Sununu made the comments after learning about the recent arrival of carfentanil, a substance that law enforcement says is 10,000 times more powerful than morphine.

Sununu says it doesn’t take as much of carfentanil to be fatal.

“Literally a speck of it–grain of it–can be deadly,” Sununu said.

He says the problem doesn’t have any easy solutions, but he says his fellow governors are cooperating.

“I have been talking with the other governors; we’ve been talking with other groups across New England,” Sununu said. “I am very encouraged. They understand the severity of the issue.”

Sununu also voiced confidence that New Hampshire law enforcement also knows the depth of the problem.

He said federal money is available to fight the growing problem. His objective is to make sure the money goes where it is needed.

The New Hampshire legislature is also acting to fight the opioid problem. The New Hampshire House passed a bill Thursday that will ensure that drug treatment services will continue to be part of health insurance plans.

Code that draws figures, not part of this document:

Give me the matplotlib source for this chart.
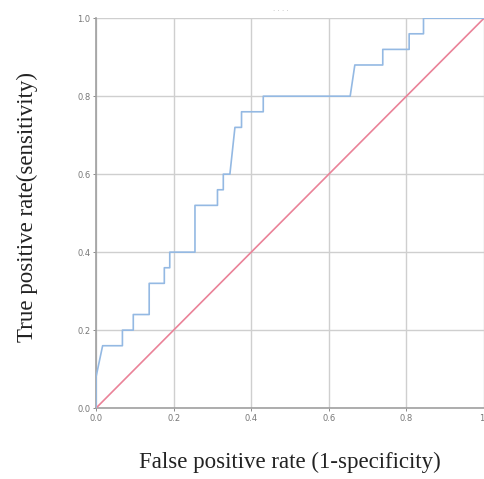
import numpy as np
import matplotlib
matplotlib.use("Agg")
import matplotlib.pyplot as plt

# ROC curve points (false positive rate, true positive rate)
fpr = [0.0, 0.0, 0.017, 0.068, 0.068, 0.096, 0.096, 0.137, 0.137, 0.176, 0.176,
       0.19, 0.19, 0.255, 0.255, 0.313, 0.313, 0.328, 0.328, 0.345, 0.358,
       0.375, 0.375, 0.431, 0.431, 0.655, 0.667, 0.739, 0.739, 0.807, 0.807,
       0.844, 0.844, 1.0]
tpr = [0.0, 0.08, 0.16, 0.16, 0.20, 0.20, 0.24, 0.24, 0.32, 0.32, 0.36,
       0.36, 0.40, 0.40, 0.52, 0.52, 0.56, 0.56, 0.60, 0.60, 0.72,
       0.72, 0.76, 0.76, 0.80, 0.80, 0.88, 0.88, 0.92, 0.92, 0.96,
       0.96, 1.0, 1.0]
ref_line = [0.0, 1.0]

x_ticks = [0.0, 0.2, 0.4, 0.6, 0.8, 1.0]
x_tick_labels = ["0.0", "0.2", "0.4", "0.6", "0.8", "1"]
y_ticks = [0.0, 0.2, 0.4, 0.6, 0.8, 1.0]
y_tick_labels = ["0.0", "0.2", "0.4", "0.6", "0.8", "1.0"]

fig = plt.figure(figsize=(4.85, 4.79), dpi=100)
ax = fig.add_axes([0.198, 0.148, 0.800, 0.814])

ax.plot(ref_line, ref_line, color="#ea8298", lw=1.2, zorder=3)
ax.plot(fpr, tpr, color="#94b9e3", lw=1.2, zorder=4)

ax.set_xlim(0, 1)
ax.set_ylim(0, 1)
ax.set_xticks(x_ticks)
ax.set_xticklabels(x_tick_labels)
ax.set_yticks(y_ticks)
ax.set_yticklabels(y_tick_labels)
ax.tick_params(labelsize=6, colors="#777777", length=2, width=0.6, pad=2)
ax.get_xticklabels()[-1].set_horizontalalignment("right")
ax.grid(True, color="#cfcfcf", lw=1.0)

for side in ["top", "right"]:
    ax.spines[side].set_visible(False)
for side in ["left", "bottom"]:
    ax.spines[side].set_color("#a0a0a0")
    ax.spines[side].set_linewidth(1.2)

ax.set_xlabel("False positive rate (1-specificity)", fontfamily="Liberation Serif",
              fontsize=16.5, color="#222222")
ax.set_ylabel("True positive rate(sensitivity)", fontfamily="Liberation Serif",
              fontsize=16.5, color="#222222")
ax.xaxis.set_label_coords(0.5, -0.112)
ax.yaxis.set_label_coords(-0.15, 0.515)

# faint placeholder title at the top
fig.text(0.58, 0.982, ". . . .", fontsize=5, color="#bbbbbb", ha="center", va="center")

fig.savefig("out.png", dpi=100)
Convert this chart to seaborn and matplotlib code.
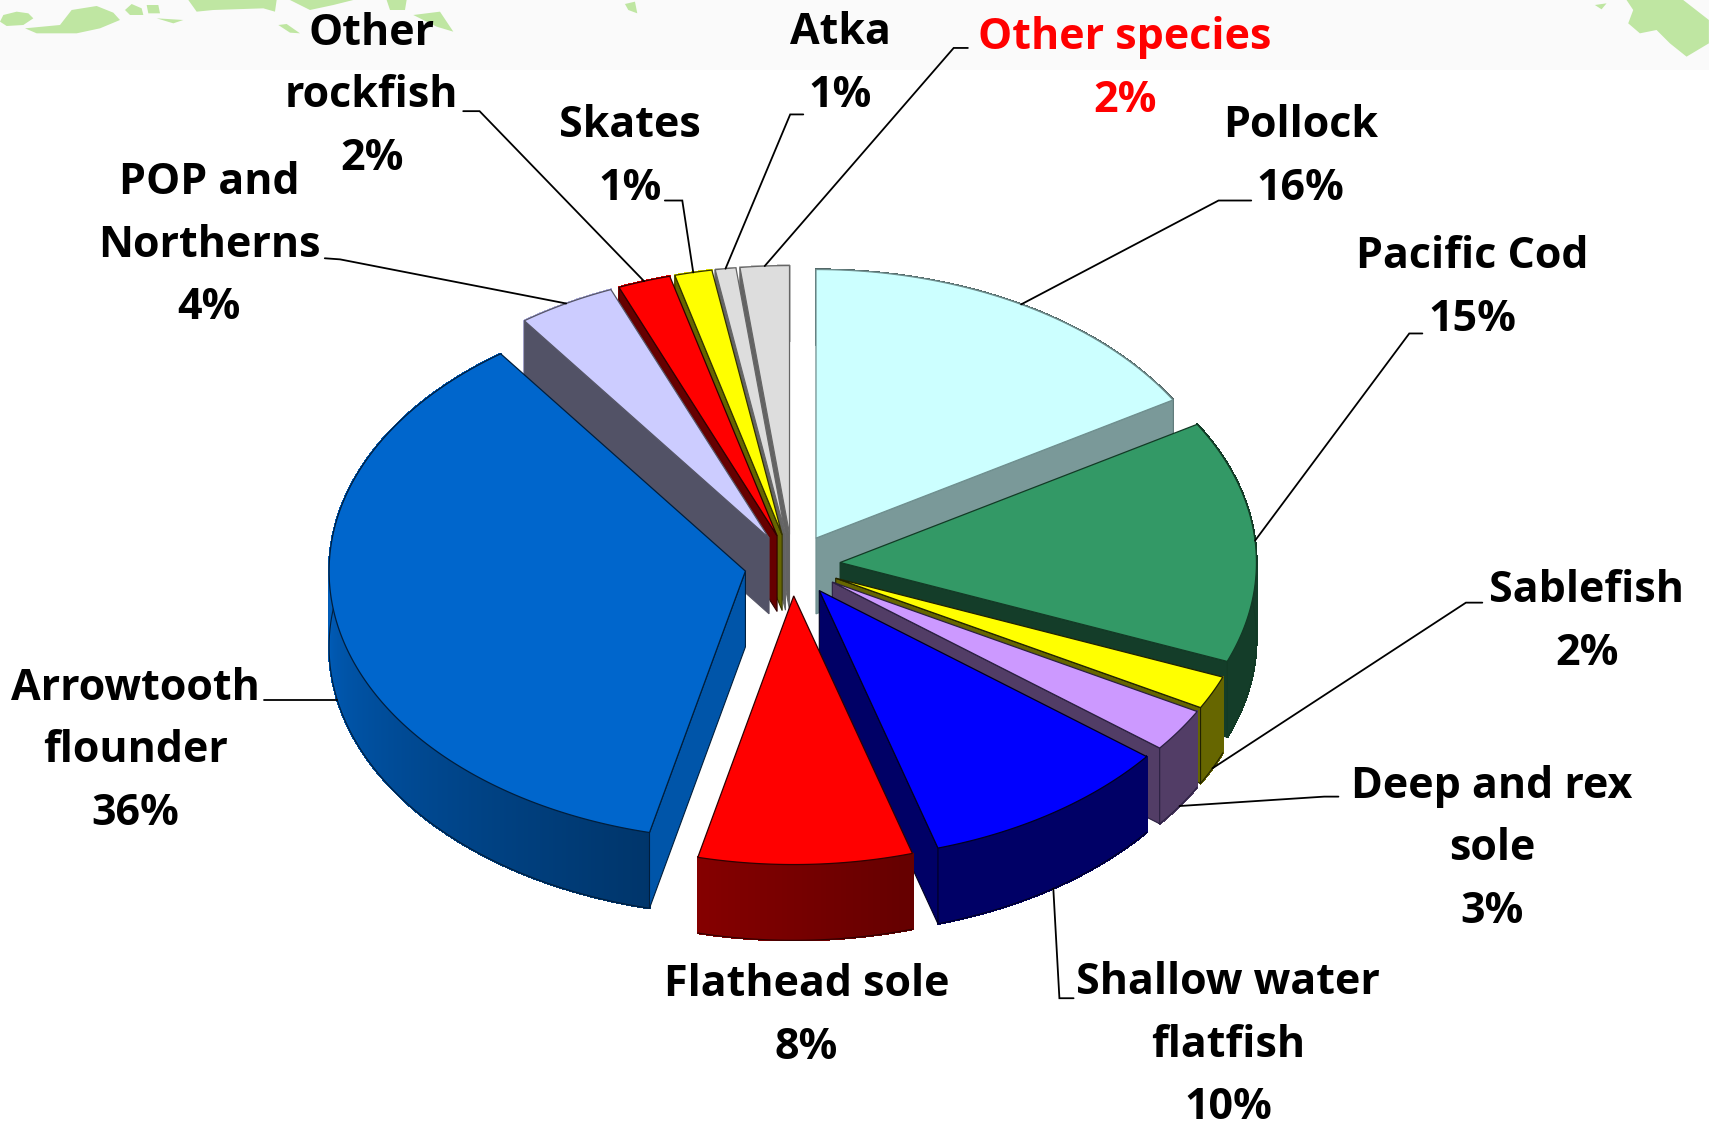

The New Hampshire House passed Senate Bill 157, a measure that is considered critical in continuing the state’s ability to fight opiod use.

In a statement, Concord Democratic state senator Dan Feltes says the bill will ensure drug treatment is a part of everyone’s primary care plan.

“Senate Bill 157 makes it abundantly clear that substance use disorder services shall be considered as part of network adequacy analyses. It also helps make sure consumers and their families know where to turn to for help, including when critical services are not available in their network,” Feltes said.

The arrival of carfentanil in New Hampshire coincides with the recent discovery in Ohio of a new opioid combination officials call “gray death.”

The fight against opioids became more intense in March when Sununu got into a war of words with Lawrence, MA mayor Dan Rivera. He blamed the Massachusetts city for being the source of most of the opiods flowing into the Granite State.